--- TO BE DONE ---
Restate the material word for word and leave out anything that is a picture.

--- DATA EXTRACT ---
— start —

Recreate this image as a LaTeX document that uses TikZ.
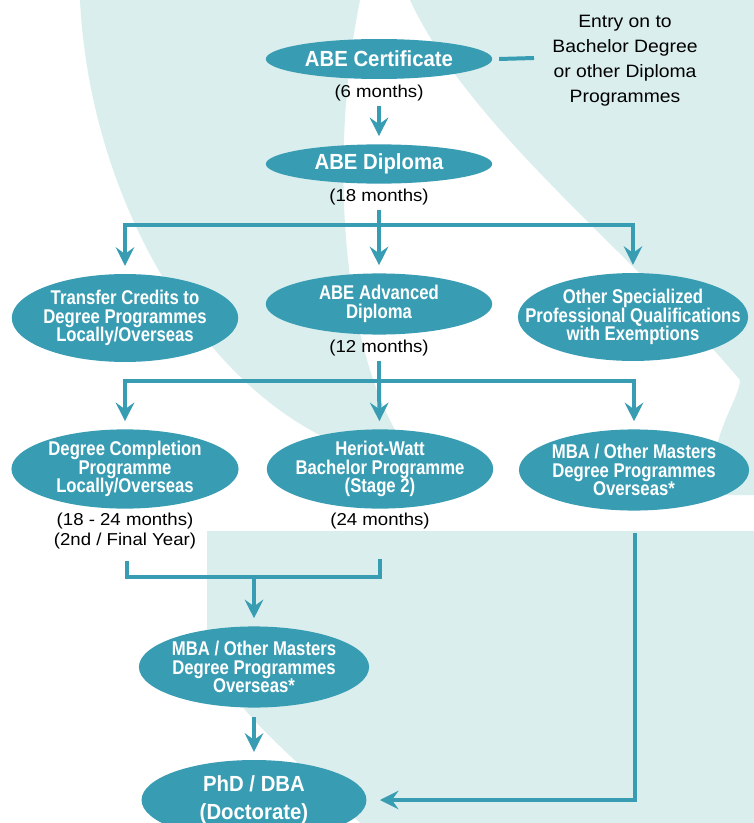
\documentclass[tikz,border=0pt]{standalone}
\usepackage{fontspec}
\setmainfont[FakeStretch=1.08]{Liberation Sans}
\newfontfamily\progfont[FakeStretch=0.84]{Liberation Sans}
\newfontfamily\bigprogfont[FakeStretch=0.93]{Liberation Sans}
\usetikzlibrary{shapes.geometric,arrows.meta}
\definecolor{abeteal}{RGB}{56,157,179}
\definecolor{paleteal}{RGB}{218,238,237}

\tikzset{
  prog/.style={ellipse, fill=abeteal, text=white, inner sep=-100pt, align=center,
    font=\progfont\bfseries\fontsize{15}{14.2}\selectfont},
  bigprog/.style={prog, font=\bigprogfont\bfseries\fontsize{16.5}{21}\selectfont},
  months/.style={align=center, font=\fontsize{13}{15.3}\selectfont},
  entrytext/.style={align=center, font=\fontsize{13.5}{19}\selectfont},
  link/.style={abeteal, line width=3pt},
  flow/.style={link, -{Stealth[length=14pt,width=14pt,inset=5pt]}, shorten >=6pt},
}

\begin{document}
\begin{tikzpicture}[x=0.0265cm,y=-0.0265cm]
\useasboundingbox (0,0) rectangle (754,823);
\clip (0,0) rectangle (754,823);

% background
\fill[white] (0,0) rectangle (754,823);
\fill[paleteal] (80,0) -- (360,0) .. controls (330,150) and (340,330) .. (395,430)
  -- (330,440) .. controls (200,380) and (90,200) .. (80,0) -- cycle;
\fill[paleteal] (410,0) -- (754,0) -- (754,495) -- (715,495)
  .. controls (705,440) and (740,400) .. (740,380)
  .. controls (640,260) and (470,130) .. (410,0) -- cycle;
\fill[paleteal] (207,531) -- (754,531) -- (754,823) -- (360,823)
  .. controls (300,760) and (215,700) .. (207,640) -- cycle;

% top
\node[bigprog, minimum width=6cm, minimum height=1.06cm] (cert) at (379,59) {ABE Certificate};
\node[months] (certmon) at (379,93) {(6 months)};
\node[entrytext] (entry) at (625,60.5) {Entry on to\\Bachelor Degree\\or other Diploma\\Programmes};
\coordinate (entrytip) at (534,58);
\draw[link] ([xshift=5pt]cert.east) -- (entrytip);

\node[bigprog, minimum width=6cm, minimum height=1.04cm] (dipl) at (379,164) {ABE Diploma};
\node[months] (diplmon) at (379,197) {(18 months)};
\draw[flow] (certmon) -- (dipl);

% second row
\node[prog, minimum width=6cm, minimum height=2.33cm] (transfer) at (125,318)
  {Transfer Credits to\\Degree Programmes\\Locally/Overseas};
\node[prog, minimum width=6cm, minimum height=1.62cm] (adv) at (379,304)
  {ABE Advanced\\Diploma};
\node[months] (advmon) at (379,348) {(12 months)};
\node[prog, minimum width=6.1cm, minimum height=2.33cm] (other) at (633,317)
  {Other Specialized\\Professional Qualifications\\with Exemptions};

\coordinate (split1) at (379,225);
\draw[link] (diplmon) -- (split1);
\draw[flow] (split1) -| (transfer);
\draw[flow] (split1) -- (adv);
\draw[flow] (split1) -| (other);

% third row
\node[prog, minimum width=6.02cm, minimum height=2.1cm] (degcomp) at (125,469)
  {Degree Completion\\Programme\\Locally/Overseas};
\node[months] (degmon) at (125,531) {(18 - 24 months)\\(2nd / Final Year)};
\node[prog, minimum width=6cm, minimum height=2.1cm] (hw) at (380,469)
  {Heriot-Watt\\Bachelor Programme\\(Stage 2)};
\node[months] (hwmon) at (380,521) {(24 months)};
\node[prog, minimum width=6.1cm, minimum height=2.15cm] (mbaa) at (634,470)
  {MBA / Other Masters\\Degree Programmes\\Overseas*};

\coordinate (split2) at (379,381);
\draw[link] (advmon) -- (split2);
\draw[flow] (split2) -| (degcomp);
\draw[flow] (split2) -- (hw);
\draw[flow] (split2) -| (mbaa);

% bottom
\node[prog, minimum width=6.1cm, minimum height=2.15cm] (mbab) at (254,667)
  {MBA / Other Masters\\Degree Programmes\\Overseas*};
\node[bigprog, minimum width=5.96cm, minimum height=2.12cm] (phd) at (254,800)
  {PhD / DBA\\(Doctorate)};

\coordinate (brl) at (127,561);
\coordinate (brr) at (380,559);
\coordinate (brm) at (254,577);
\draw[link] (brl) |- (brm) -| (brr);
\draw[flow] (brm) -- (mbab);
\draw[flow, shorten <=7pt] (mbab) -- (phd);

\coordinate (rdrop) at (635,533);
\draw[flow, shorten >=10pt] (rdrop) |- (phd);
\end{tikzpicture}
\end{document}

— end —

--- RESULT BELOW ---
Recreate this image as a LaTeX document that uses TikZ.
\documentclass[tikz,border=0pt]{standalone}
\usepackage{fontspec}
\setmainfont[FakeStretch=1.08]{Liberation Sans}
\newfontfamily\progfont[FakeStretch=0.84]{Liberation Sans}
\newfontfamily\bigprogfont[FakeStretch=0.93]{Liberation Sans}
\usetikzlibrary{shapes.geometric,arrows.meta}
\definecolor{abeteal}{RGB}{56,157,179}
\definecolor{paleteal}{RGB}{218,238,237}

\tikzset{
  prog/.style={ellipse, fill=abeteal, text=white, inner sep=-100pt, align=center,
    font=\progfont\bfseries\fontsize{15}{14.2}\selectfont},
  bigprog/.style={prog, font=\bigprogfont\bfseries\fontsize{16.5}{21}\selectfont},
  months/.style={align=center, font=\fontsize{13}{15.3}\selectfont},
  entrytext/.style={align=center, font=\fontsize{13.5}{19}\selectfont},
  link/.style={abeteal, line width=3pt},
  flow/.style={link, -{Stealth[length=14pt,width=14pt,inset=5pt]}, shorten >=6pt},
}

\begin{document}
\begin{tikzpicture}[x=0.0265cm,y=-0.0265cm]
\useasboundingbox (0,0) rectangle (754,823);
\clip (0,0) rectangle (754,823);

% background
\fill[white] (0,0) rectangle (754,823);
\fill[paleteal] (80,0) -- (360,0) .. controls (330,150) and (340,330) .. (395,430)
  -- (330,440) .. controls (200,380) and (90,200) .. (80,0) -- cycle;
\fill[paleteal] (410,0) -- (754,0) -- (754,495) -- (715,495)
  .. controls (705,440) and (740,400) .. (740,380)
  .. controls (640,260) and (470,130) .. (410,0) -- cycle;
\fill[paleteal] (207,531) -- (754,531) -- (754,823) -- (360,823)
  .. controls (300,760) and (215,700) .. (207,640) -- cycle;

% top
\node[bigprog, minimum width=6cm, minimum height=1.06cm] (cert) at (379,59) {ABE Certificate};
\node[months] (certmon) at (379,93) {(6 months)};
\node[entrytext] (entry) at (625,60.5) {Entry on to\\Bachelor Degree\\or other Diploma\\Programmes};
\coordinate (entrytip) at (534,58);
\draw[link] ([xshift=5pt]cert.east) -- (entrytip);

\node[bigprog, minimum width=6cm, minimum height=1.04cm] (dipl) at (379,164) {ABE Diploma};
\node[months] (diplmon) at (379,197) {(18 months)};
\draw[flow] (certmon) -- (dipl);

% second row
\node[prog, minimum width=6cm, minimum height=2.33cm] (transfer) at (125,318)
  {Transfer Credits to\\Degree Programmes\\Locally/Overseas};
\node[prog, minimum width=6cm, minimum height=1.62cm] (adv) at (379,304)
  {ABE Advanced\\Diploma};
\node[months] (advmon) at (379,348) {(12 months)};
\node[prog, minimum width=6.1cm, minimum height=2.33cm] (other) at (633,317)
  {Other Specialized\\Professional Qualifications\\with Exemptions};

\coordinate (split1) at (379,225);
\draw[link] (diplmon) -- (split1);
\draw[flow] (split1) -| (transfer);
\draw[flow] (split1) -- (adv);
\draw[flow] (split1) -| (other);

% third row
\node[prog, minimum width=6.02cm, minimum height=2.1cm] (degcomp) at (125,469)
  {Degree Completion\\Programme\\Locally/Overseas};
\node[months] (degmon) at (125,531) {(18 - 24 months)\\(2nd / Final Year)};
\node[prog, minimum width=6cm, minimum height=2.1cm] (hw) at (380,469)
  {Heriot-Watt\\Bachelor Programme\\(Stage 2)};
\node[months] (hwmon) at (380,521) {(24 months)};
\node[prog, minimum width=6.1cm, minimum height=2.15cm] (mbaa) at (634,470)
  {MBA / Other Masters\\Degree Programmes\\Overseas*};

\coordinate (split2) at (379,381);
\draw[link] (advmon) -- (split2);
\draw[flow] (split2) -| (degcomp);
\draw[flow] (split2) -- (hw);
\draw[flow] (split2) -| (mbaa);

% bottom
\node[prog, minimum width=6.1cm, minimum height=2.15cm] (mbab) at (254,667)
  {MBA / Other Masters\\Degree Programmes\\Overseas*};
\node[bigprog, minimum width=5.96cm, minimum height=2.12cm] (phd) at (254,800)
  {PhD / DBA\\(Doctorate)};

\coordinate (brl) at (127,561);
\coordinate (brr) at (380,559);
\coordinate (brm) at (254,577);
\draw[link] (brl) |- (brm) -| (brr);
\draw[flow] (brm) -- (mbab);
\draw[flow, shorten <=7pt] (mbab) -- (phd);

\coordinate (rdrop) at (635,533);
\draw[flow, shorten >=10pt] (rdrop) |- (phd);
\end{tikzpicture}
\end{document}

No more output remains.